The Bank said Australia's economy is facing a "large expansionary shock" because of the high prices its mineral exports are fetching overseas. Australia's terms of trade are at their highest since the 1950s, increasing the country's wealth.
"Looking ahead, notwithstanding recent good results on inflation, the risk of inflation rising again over the medium term remains," Reserve Bank Governor Glenn Stevens said in the statement.
"The board concluded that the balance of risks had shifted to the point where an early, modest tightening of monetary policy was prudent," Mr Stevens said
The Bank also cited strong economic growth and demand for labour in Australia as reasons for the early tightening.
Figures released late October showed unemployment remained low at 5.1 per cent for September.
According to the ABS, employment increased 49,500 to 11,324,900, while full-time employment increased 55,800 to 7,984,500 and part-time employment decreased 6,300 to 3,340,400.

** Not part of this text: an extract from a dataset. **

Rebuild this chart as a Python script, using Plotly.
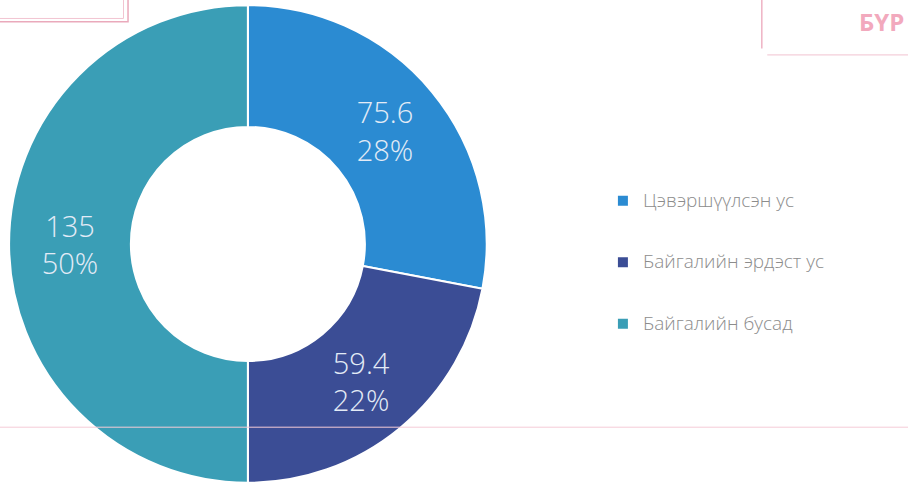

But while labour demand has been strong, building approvals, auction clearance rates and housing finance have all remained relatively flat over the last month, and this trend is expected to continue.
The number of commitments for established housing increased just 1.4 per cent in August.
Meanwhile, the value of investment housing commitments fell by 3.9 per cent in August 2010.
Investment housing was ‘the bright spark' of housing finance earlier this year; this is no longer the case. Indeed, with continued weakness in the housing sector; flat growth in home values over the last month; auction clearance rates consistently below 60 per cent; weak housing finance numbers; and deteriorating building approvals, the increase in official interest rates does not bode well for the housing market.
However, a deteriorating housing market is unlikely to stop the RBA from lifting rates again this month.
In fact, a Christmas rate hike is now looking very likely as the long-term inflation forecast - driven largely by the resources boom - is watched very closely by the RBA Board.